- _OBJECTIVE_: Take the listing from its first line through the line that contains "const values: (number" and please retype those lines exactly, leaving out the pictures.

—————

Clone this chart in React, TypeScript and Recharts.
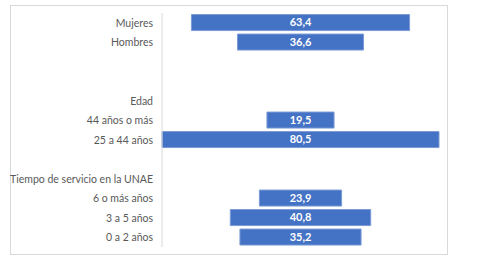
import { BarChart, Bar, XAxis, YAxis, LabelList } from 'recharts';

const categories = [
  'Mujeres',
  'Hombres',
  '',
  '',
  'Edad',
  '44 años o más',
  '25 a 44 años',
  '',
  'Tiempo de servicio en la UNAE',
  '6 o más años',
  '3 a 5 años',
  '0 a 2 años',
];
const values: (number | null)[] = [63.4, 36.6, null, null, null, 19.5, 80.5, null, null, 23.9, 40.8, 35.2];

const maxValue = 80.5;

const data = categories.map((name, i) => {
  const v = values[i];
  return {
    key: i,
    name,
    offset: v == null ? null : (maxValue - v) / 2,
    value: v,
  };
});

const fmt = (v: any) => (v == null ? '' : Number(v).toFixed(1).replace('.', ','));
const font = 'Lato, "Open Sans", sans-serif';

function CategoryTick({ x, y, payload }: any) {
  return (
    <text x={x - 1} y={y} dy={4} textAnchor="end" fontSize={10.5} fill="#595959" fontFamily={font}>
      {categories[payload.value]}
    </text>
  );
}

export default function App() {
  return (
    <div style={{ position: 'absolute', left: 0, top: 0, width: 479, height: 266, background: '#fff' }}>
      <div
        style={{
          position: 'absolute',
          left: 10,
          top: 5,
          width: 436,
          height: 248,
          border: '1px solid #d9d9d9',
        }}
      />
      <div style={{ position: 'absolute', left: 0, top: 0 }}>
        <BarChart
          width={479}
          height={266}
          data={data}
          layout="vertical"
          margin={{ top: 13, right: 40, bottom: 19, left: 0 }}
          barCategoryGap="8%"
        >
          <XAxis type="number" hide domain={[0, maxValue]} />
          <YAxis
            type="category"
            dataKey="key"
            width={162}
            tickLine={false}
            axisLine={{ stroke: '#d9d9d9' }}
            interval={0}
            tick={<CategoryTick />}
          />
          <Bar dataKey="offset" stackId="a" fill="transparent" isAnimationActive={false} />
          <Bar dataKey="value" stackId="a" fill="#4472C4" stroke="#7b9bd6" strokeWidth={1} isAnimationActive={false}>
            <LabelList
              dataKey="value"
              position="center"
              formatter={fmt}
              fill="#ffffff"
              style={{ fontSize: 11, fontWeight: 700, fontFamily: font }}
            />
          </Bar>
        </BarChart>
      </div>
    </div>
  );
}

—————

- _FINAL RESULT_:
Clone this chart in React, TypeScript and Recharts.
import { BarChart, Bar, XAxis, YAxis, LabelList } from 'recharts';

const categories = [
  'Mujeres',
  'Hombres',
  '',
  '',
  'Edad',
  '44 años o más',
  '25 a 44 años',
  '',
  'Tiempo de servicio en la UNAE',
  '6 o más años',
  '3 a 5 años',
  '0 a 2 años',
];
const values: (number | null)[] = [63.4, 36.6, null, null, null, 19.5, 80.5, null, null, 23.9, 40.8, 35.2];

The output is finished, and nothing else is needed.